GC: I used to think scaling fast was the most important thing. Now I know that scaling something that doesn’t work only multiplies problems. I’d rather build something 80 people love than an app 200,000 people download and forget.
TB: A professional role model who inspires you.
GC: Marc Förster, founder of Karisma. I think he has a sense of balance and inner peace with himself and his purpose that I really relate to.
TB: What do you value most in the people you work with?
GC: Proactivity, honesty, and kindness.
TB: A technology that will shape the future.
GC: AI agents, without a doubt. They’ll replace many roles and handle tasks end-to-end.

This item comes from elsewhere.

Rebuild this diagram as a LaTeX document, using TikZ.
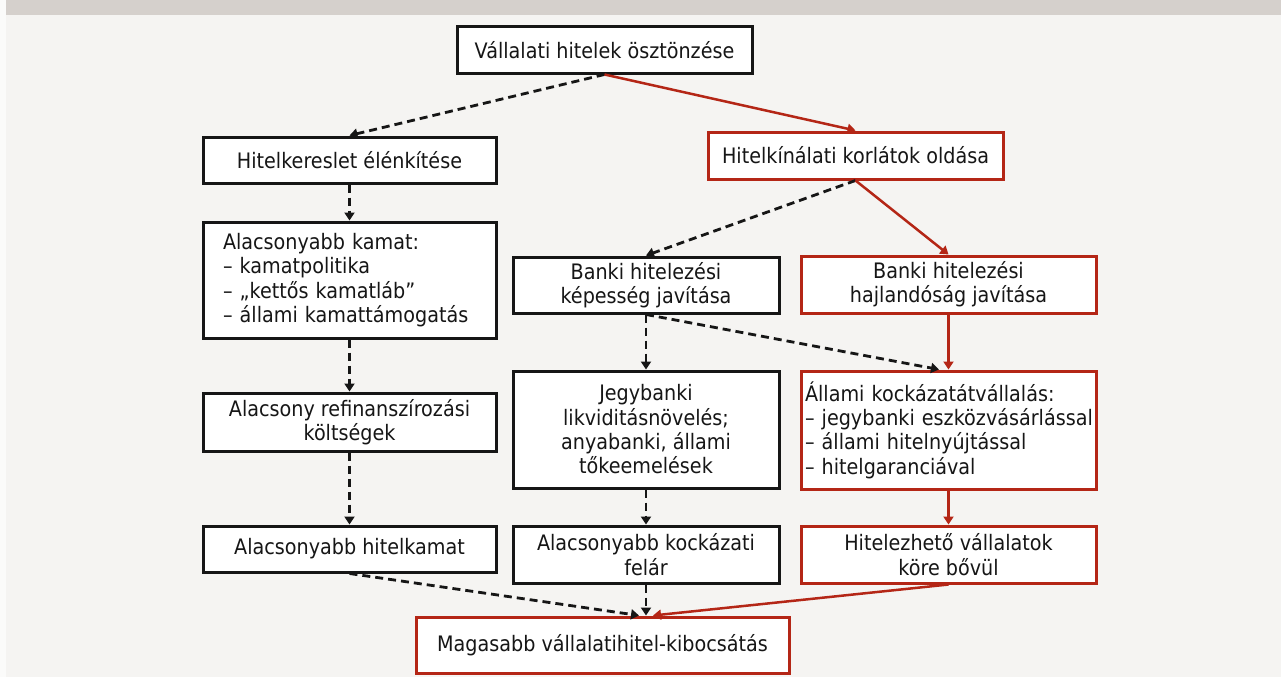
\documentclass[tikz,border=0pt]{standalone}
\usepackage{fontspec}
\setmainfont{DejaVu Sans}[FakeStretch=0.9]
\usetikzlibrary{arrows.meta}
\definecolor{bgcol}{RGB}{245,244,242}
\definecolor{bandcol}{RGB}{213,208,204}
\definecolor{boxred}{RGB}{180,38,22}
\definecolor{boxblack}{RGB}{22,22,22}
\tikzset{
  base/.style={rectangle, fill=white, line width=3pt, inner sep=0pt,
    font=\fontsize{21.3}{24.3}\selectfont, text=boxblack, align=center},
  blackbox/.style={base, draw=boxblack},
  redbox/.style={base, draw=boxred},
  dasharrow/.style={line width=2.8pt, draw=boxblack, dash pattern=on 8pt off 5pt,
    -{Triangle[length=8pt,width=10pt]}},
  redarrow/.style={line width=2.5pt, draw=boxred, -{Triangle[length=8pt,width=10pt]}}
}
\begin{document}
\begin{tikzpicture}[x=1pt,y=-1pt]
\useasboundingbox (0,0) rectangle (1281,677);
\fill[white!60!bgcol] (0,0) rectangle (1281,677);
\fill[bgcol] (6,15) rectangle (1281,677);
\fill[bandcol] (6,0) rectangle (1281,15);

\node[blackbox, minimum width=295pt, minimum height=46pt] (top) at (604.5,50) {Vállalati hitelek ösztönzése};
\node[blackbox, minimum width=293pt, minimum height=46pt] (kereslet) at (349.5,160) {Hitelkereslet élénkítése};
\node[redbox, minimum width=295pt, minimum height=47pt] (kinalat) at (855.5,155.5) {Hitelkínálati korlátok oldása};
\node[blackbox, minimum width=293pt, minimum height=116pt, text width=253pt, inner xsep=20pt, align=left] (kamat) at (349.5,280)
  {Alacsonyabb kamat:\\– kamatpolitika\\– „kettős kamatláb”\\– állami kamattámogatás};
\node[blackbox, minimum width=266pt, minimum height=56pt] (kepesseg) at (646,285) {Banki hitelezési\\képesség javítása};
\node[redbox, minimum width=295pt, minimum height=57pt] (hajlandosag) at (948.5,284.5) {Banki hitelezési\\hajlandóság javítása};
\node[blackbox, minimum width=293pt, minimum height=58pt] (refi) at (349.5,422) {Alacsony refinanszírozási\\költségek};
\node[blackbox, minimum width=266pt, minimum height=117pt] (jegy) at (646,429.5) {Jegybanki\\likviditásnövelés;\\anyabanki, állami\\tőkeemelések};
\node[redbox, minimum width=295pt, minimum height=118pt, text width=287pt, inner xsep=4pt, align=left] (allami) at (948.5,430)
  {\mbox{Állami kockázatátvállalás:}\\\mbox{– jegybanki eszközvásárlással}\\\mbox{– állami hitelnyújtással}\\\mbox{– hitelgaranciával}};
\node[blackbox, minimum width=293pt, minimum height=46pt] (hitelkamat) at (349.5,549) {Alacsonyabb hitelkamat};
\node[blackbox, minimum width=266pt, minimum height=57pt] (felar) at (646,554.5) {Alacsonyabb kockázati\\felár};
\node[redbox, minimum width=295pt, minimum height=57pt] (hitelezheto) at (948.5,554.5) {Hitelezhető vállalatok\\köre bővül};
\node[redbox, minimum width=373pt, minimum height=56pt] (magasabb) at (602.5,645) {Magasabb vállalatihitel-kibocsátás};

\draw[dasharrow] (top.south) -- (kereslet.north);
\draw[redarrow] (top.south) -- (kinalat.north);
\draw[dasharrow] (kereslet.south) -- (kamat.north);
\draw[dasharrow] (kamat.south) -- (refi.north);
\draw[dasharrow] (refi.south) -- (hitelkamat.north);
\draw[dasharrow] (kinalat.south) -- (kepesseg.north);
\draw[redarrow] (kinalat.south) -- (hajlandosag.north);
\draw[dasharrow] (kepesseg.south) -- (jegy.north);
\draw[dasharrow] (kepesseg.south) -- ([xshift=-9.5pt]allami.north);
\draw[redarrow] (hajlandosag.south) -- (allami.north);
\draw[dasharrow] (jegy.south) -- (felar.north);
\draw[redarrow] (allami.south) -- (hitelezheto.north);
\draw[dasharrow] (hitelkamat.south) -- ([xshift=36.5pt]magasabb.north);
\draw[dasharrow] (felar.south) -- (felar.south |- magasabb.north);
\draw[redarrow] (hitelezheto.south) -- ([xshift=50.5pt]magasabb.north);
\end{tikzpicture}
\end{document}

TB: A startup or company you admire and why.
GC: Vicio. They’ve built such a strong brand that they could sell anything. It’s a masterclass in branding and community, and a big inspiration for us.
TB: What do you do to disconnect?
GC: Spend weekends with friends or family, avoiding screens as much as possible.
TB: A book to recommend.
GC: ‘The Cold Start Problem’ by Andrew Chen. If you’re building anything with network effects, it’s a must-read.
TB: A song that defines your current moment.
GC: ‘Moth to a Flame’ by Swedish House Mafia and The Weeknd.
TB: A recipe, a dish, a restaurant.
GC: My mother’s ‘arroz a banda’, no doubt. A restaurant? El Malparit.
TB: A place in the world.
GC: El Rayo Verde, in Cantabria.
TB: Where would you invest €100K?
GC: In training young people in vibe-coding in a developing country.
TB: If you weren’t an entrepreneur…
GC: I’d like to be a social connector—connecting people with projects, or projects with each other.
TB: What is Tech Barcelona to you?
GC: A place where people with projects meet and help each other—which, in the end, is what we all need.